(begin)
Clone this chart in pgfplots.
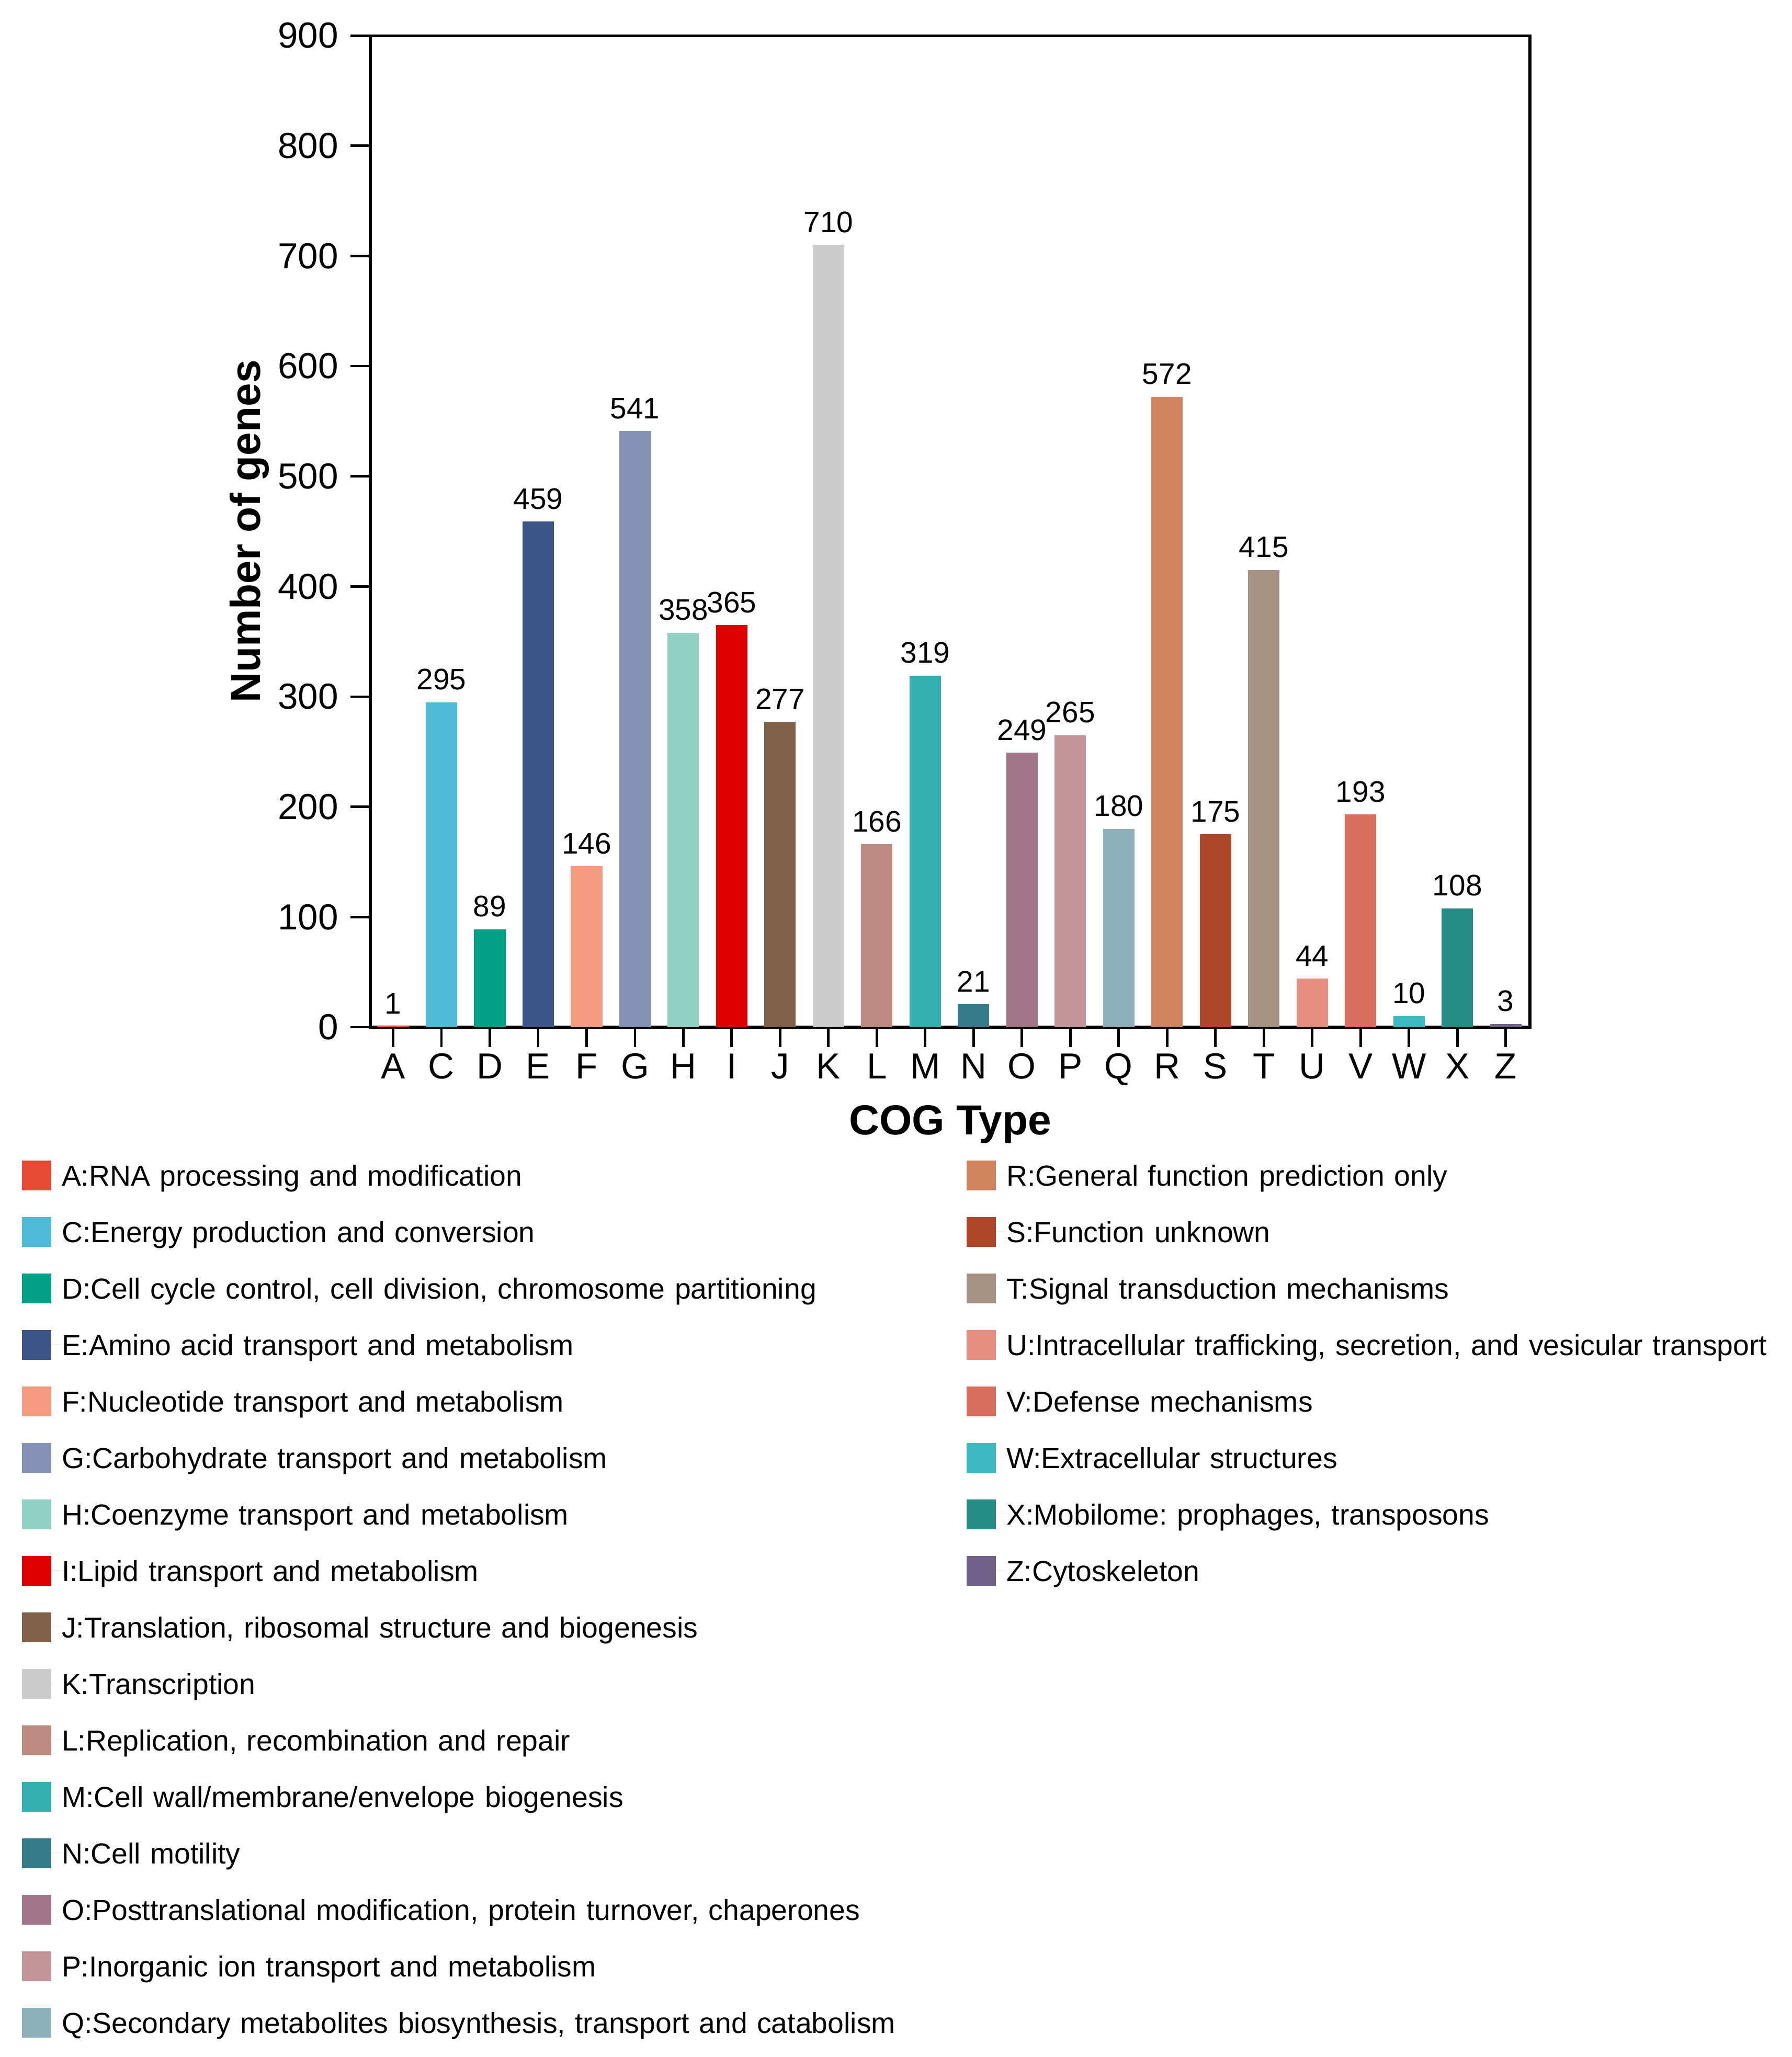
\documentclass[border=0pt]{standalone}
\usepackage{fontspec}
\setmainfont{Liberation Sans}
\usepackage{pgfplots}
\pgfplotsset{compat=1.18}
\definecolor{cA}{HTML}{E64B35}
\definecolor{cC}{HTML}{4DBBD5}
\definecolor{cD}{HTML}{00A087}
\definecolor{cE}{HTML}{3C5488}
\definecolor{cF}{HTML}{F39B7F}
\definecolor{cG}{HTML}{8491B4}
\definecolor{cH}{HTML}{91D1C2}
\definecolor{cI}{HTML}{DC0000}
\definecolor{cJ}{HTML}{7E6148}
\definecolor{cK}{HTML}{CCCCCC}
\definecolor{cL}{HTML}{BF8A80}
\definecolor{cM}{HTML}{34AEAE}
\definecolor{cN}{HTML}{357A88}
\definecolor{cO}{HTML}{A07585}
\definecolor{cP}{HTML}{C3949A}
\definecolor{cQ}{HTML}{8DAFBC}
\definecolor{cR}{HTML}{D08560}
\definecolor{cS}{HTML}{B0472B}
\definecolor{cT}{HTML}{A69283}
\definecolor{cU}{HTML}{E68F7E}
\definecolor{cV}{HTML}{D96F5C}
\definecolor{cW}{HTML}{3FB8C5}
\definecolor{cX}{HTML}{268B85}
\definecolor{cZ}{HTML}{6D6187}
\pgfplotsset{
  swatch/.style={legend image code/.code={%
    \path (0pt,0pt) -- (10.98pt,0pt);
    \fill[##1,draw=none] (0pt,-4.26pt) rectangle (8.09pt,3.98pt);}},
  bb/.style={ybar, bar width=0.65, bar shift=0pt, draw=none, fill=#1, swatch},
}
\frenchspacing
\begin{document}
\begin{tikzpicture}
\path[use as bounding box] (0,0) rectangle (495.06pt,568.32pt);
\begin{axis}[
  at={(102.31pt,284.52pt)}, anchor=south west,
  scale only axis, width=320.35pt, height=273.97pt,
  xmin=-0.47, xmax=23.5, ymin=0, ymax=900,
  ytick={0,100,...,900},
  xtick={0,...,23},
  xticklabels={A,C,D,E,F,G,H,I,J,K,L,M,N,O,P,Q,R,S,T,U,V,W,X,Z},
  tick pos=left, tick align=outside,
  major tick length=5.49pt,
  axis line style={line width=0.75pt},
  every tick/.style={black, line width=0.7pt},
  /pgf/number format/assume math mode=true,
  tick label style={font=\fontsize{10}{12}\selectfont},
  yticklabel style={anchor=east, inner sep=0pt, xshift=-3.18pt},
  xticklabel style={anchor=base, inner sep=0pt, yshift=-8.67pt},
  clip=false,
  nodes near coords,
  every node near coord/.append style={anchor=south, inner sep=0pt, yshift=3.2pt, font=\fontsize{8.2}{10}\selectfont, black},
  xlabel={COG Type},
  ylabel={Number of genes},
  every axis x label/.style={at={(axis description cs:0.5,-0.1086)}, anchor=base, font=\fontsize{11.6}{14}\selectfont\bfseries},
  every axis y label/.style={at={(axis description cs:-0.0948,0.5)}, rotate=90, anchor=base, font=\fontsize{11.6}{14}\selectfont\bfseries},
  legend columns=2,
  legend cell align=left,
  legend style={at={(axis description cs:-0.3004,-0.1340)}, anchor=north west, draw=none, fill=none, inner sep=0pt, outer sep=0pt, row sep=7.23pt, column sep=0pt,
    nodes={inner sep=0pt, text height=7.08pt, text depth=1.16pt, text width=250pt, align=left, font=\fontsize{8.0}{9}\selectfont}},
]
\addplot[bb=cA] coordinates {(0,1)};   \addlegendentry{A:RNA processing and modification}
\addplot[bb=cR] coordinates {(16,572)}; \addlegendentry{R:General function prediction only}
\addplot[bb=cC] coordinates {(1,295)}; \addlegendentry{C:Energy production and conversion}
\addplot[bb=cS] coordinates {(17,175)}; \addlegendentry{S:Function unknown}
\addplot[bb=cD] coordinates {(2,89)};  \addlegendentry{D:Cell cycle control, cell division, chromosome partitioning}
\addplot[bb=cT] coordinates {(18,415)}; \addlegendentry{T:Signal transduction mechanisms}
\addplot[bb=cE] coordinates {(3,459)}; \addlegendentry{E:Amino acid transport and metabolism}
\addplot[bb=cU] coordinates {(19,44)};  \addlegendentry{U:Intracellular trafficking, secretion, and vesicular transport}
\addplot[bb=cF] coordinates {(4,146)}; \addlegendentry{F:Nucleotide transport and metabolism}
\addplot[bb=cV] coordinates {(20,193)}; \addlegendentry{V:Defense mechanisms}
\addplot[bb=cG] coordinates {(5,541)}; \addlegendentry{G:Carbohydrate transport and metabolism}
\addplot[bb=cW] coordinates {(21,10)};  \addlegendentry{W:Extracellular structures}
\addplot[bb=cH] coordinates {(6,358)}; \addlegendentry{H:Coenzyme transport and metabolism}
\addplot[bb=cX] coordinates {(22,108)}; \addlegendentry{X:Mobilome: prophages, transposons}
\addplot[bb=cI] coordinates {(7,365)}; \addlegendentry{I:Lipid transport and metabolism}
\addplot[bb=cZ] coordinates {(23,3)};   \addlegendentry{Z:Cytoskeleton}
\addplot[bb=cJ] coordinates {(8,277)}; \addlegendentry{J:Translation, ribosomal structure and biogenesis}
\addlegendimage{empty legend}\addlegendentry{}
\addplot[bb=cK] coordinates {(9,710)}; \addlegendentry{K:Transcription}
\addlegendimage{empty legend}\addlegendentry{}
\addplot[bb=cL] coordinates {(10,166)}; \addlegendentry{L:Replication, recombination and repair}
\addlegendimage{empty legend}\addlegendentry{}
\addplot[bb=cM] coordinates {(11,319)}; \addlegendentry{M:Cell wall/membrane/envelope biogenesis}
\addlegendimage{empty legend}\addlegendentry{}
\addplot[bb=cN] coordinates {(12,21)}; \addlegendentry{N:Cell motility}
\addlegendimage{empty legend}\addlegendentry{}
\addplot[bb=cO] coordinates {(13,249)}; \addlegendentry{O:Posttranslational modification, protein turnover, chaperones}
\addlegendimage{empty legend}\addlegendentry{}
\addplot[bb=cP] coordinates {(14,265)}; \addlegendentry{P:Inorganic ion transport and metabolism}
\addlegendimage{empty legend}\addlegendentry{}
\addplot[bb=cQ] coordinates {(15,180)}; \addlegendentry{Q:Secondary metabolites biosynthesis, transport and catabolism}
\end{axis}
\end{tikzpicture}
\end{document}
(end)
→ **Directions**: Without including any pictures, print all of the material exactly as given.

→ **Result of this exercise**:
Clone this chart in pgfplots.
\documentclass[border=0pt]{standalone}
\usepackage{fontspec}
\setmainfont{Liberation Sans}
\usepackage{pgfplots}
\pgfplotsset{compat=1.18}
\definecolor{cA}{HTML}{E64B35}
\definecolor{cC}{HTML}{4DBBD5}
\definecolor{cD}{HTML}{00A087}
\definecolor{cE}{HTML}{3C5488}
\definecolor{cF}{HTML}{F39B7F}
\definecolor{cG}{HTML}{8491B4}
\definecolor{cH}{HTML}{91D1C2}
\definecolor{cI}{HTML}{DC0000}
\definecolor{cJ}{HTML}{7E6148}
\definecolor{cK}{HTML}{CCCCCC}
\definecolor{cL}{HTML}{BF8A80}
\definecolor{cM}{HTML}{34AEAE}
\definecolor{cN}{HTML}{357A88}
\definecolor{cO}{HTML}{A07585}
\definecolor{cP}{HTML}{C3949A}
\definecolor{cQ}{HTML}{8DAFBC}
\definecolor{cR}{HTML}{D08560}
\definecolor{cS}{HTML}{B0472B}
\definecolor{cT}{HTML}{A69283}
\definecolor{cU}{HTML}{E68F7E}
\definecolor{cV}{HTML}{D96F5C}
\definecolor{cW}{HTML}{3FB8C5}
\definecolor{cX}{HTML}{268B85}
\definecolor{cZ}{HTML}{6D6187}
\pgfplotsset{
  swatch/.style={legend image code/.code={%
    \path (0pt,0pt) -- (10.98pt,0pt);
    \fill[##1,draw=none] (0pt,-4.26pt) rectangle (8.09pt,3.98pt);}},
  bb/.style={ybar, bar width=0.65, bar shift=0pt, draw=none, fill=#1, swatch},
}
\frenchspacing
\begin{document}
\begin{tikzpicture}
\path[use as bounding box] (0,0) rectangle (495.06pt,568.32pt);
\begin{axis}[
  at={(102.31pt,284.52pt)}, anchor=south west,
  scale only axis, width=320.35pt, height=273.97pt,
  xmin=-0.47, xmax=23.5, ymin=0, ymax=900,
  ytick={0,100,...,900},
  xtick={0,...,23},
  xticklabels={A,C,D,E,F,G,H,I,J,K,L,M,N,O,P,Q,R,S,T,U,V,W,X,Z},
  tick pos=left, tick align=outside,
  major tick length=5.49pt,
  axis line style={line width=0.75pt},
  every tick/.style={black, line width=0.7pt},
  /pgf/number format/assume math mode=true,
  tick label style={font=\fontsize{10}{12}\selectfont},
  yticklabel style={anchor=east, inner sep=0pt, xshift=-3.18pt},
  xticklabel style={anchor=base, inner sep=0pt, yshift=-8.67pt},
  clip=false,
  nodes near coords,
  every node near coord/.append style={anchor=south, inner sep=0pt, yshift=3.2pt, font=\fontsize{8.2}{10}\selectfont, black},
  xlabel={COG Type},
  ylabel={Number of genes},
  every axis x label/.style={at={(axis description cs:0.5,-0.1086)}, anchor=base, font=\fontsize{11.6}{14}\selectfont\bfseries},
  every axis y label/.style={at={(axis description cs:-0.0948,0.5)}, rotate=90, anchor=base, font=\fontsize{11.6}{14}\selectfont\bfseries},
  legend columns=2,
  legend cell align=left,
  legend style={at={(axis description cs:-0.3004,-0.1340)}, anchor=north west, draw=none, fill=none, inner sep=0pt, outer sep=0pt, row sep=7.23pt, column sep=0pt,
    nodes={inner sep=0pt, text height=7.08pt, text depth=1.16pt, text width=250pt, align=left, font=\fontsize{8.0}{9}\selectfont}},
]
\addplot[bb=cA] coordinates {(0,1)};   \addlegendentry{A:RNA processing and modification}
\addplot[bb=cR] coordinates {(16,572)}; \addlegendentry{R:General function prediction only}
\addplot[bb=cC] coordinates {(1,295)}; \addlegendentry{C:Energy production and conversion}
\addplot[bb=cS] coordinates {(17,175)}; \addlegendentry{S:Function unknown}
\addplot[bb=cD] coordinates {(2,89)};  \addlegendentry{D:Cell cycle control, cell division, chromosome partitioning}
\addplot[bb=cT] coordinates {(18,415)}; \addlegendentry{T:Signal transduction mechanisms}
\addplot[bb=cE] coordinates {(3,459)}; \addlegendentry{E:Amino acid transport and metabolism}
\addplot[bb=cU] coordinates {(19,44)};  \addlegendentry{U:Intracellular trafficking, secretion, and vesicular transport}
\addplot[bb=cF] coordinates {(4,146)}; \addlegendentry{F:Nucleotide transport and metabolism}
\addplot[bb=cV] coordinates {(20,193)}; \addlegendentry{V:Defense mechanisms}
\addplot[bb=cG] coordinates {(5,541)}; \addlegendentry{G:Carbohydrate transport and metabolism}
\addplot[bb=cW] coordinates {(21,10)};  \addlegendentry{W:Extracellular structures}
\addplot[bb=cH] coordinates {(6,358)}; \addlegendentry{H:Coenzyme transport and metabolism}
\addplot[bb=cX] coordinates {(22,108)}; \addlegendentry{X:Mobilome: prophages, transposons}
\addplot[bb=cI] coordinates {(7,365)}; \addlegendentry{I:Lipid transport and metabolism}
\addplot[bb=cZ] coordinates {(23,3)};   \addlegendentry{Z:Cytoskeleton}
\addplot[bb=cJ] coordinates {(8,277)}; \addlegendentry{J:Translation, ribosomal structure and biogenesis}
\addlegendimage{empty legend}\addlegendentry{}
\addplot[bb=cK] coordinates {(9,710)}; \addlegendentry{K:Transcription}
\addlegendimage{empty legend}\addlegendentry{}
\addplot[bb=cL] coordinates {(10,166)}; \addlegendentry{L:Replication, recombination and repair}
\addlegendimage{empty legend}\addlegendentry{}
\addplot[bb=cM] coordinates {(11,319)}; \addlegendentry{M:Cell wall/membrane/envelope biogenesis}
\addlegendimage{empty legend}\addlegendentry{}
\addplot[bb=cN] coordinates {(12,21)}; \addlegendentry{N:Cell motility}
\addlegendimage{empty legend}\addlegendentry{}
\addplot[bb=cO] coordinates {(13,249)}; \addlegendentry{O:Posttranslational modification, protein turnover, chaperones}
\addlegendimage{empty legend}\addlegendentry{}
\addplot[bb=cP] coordinates {(14,265)}; \addlegendentry{P:Inorganic ion transport and metabolism}
\addlegendimage{empty legend}\addlegendentry{}
\addplot[bb=cQ] coordinates {(15,180)}; \addlegendentry{Q:Secondary metabolites biosynthesis, transport and catabolism}
\end{axis}
\end{tikzpicture}
\end{document}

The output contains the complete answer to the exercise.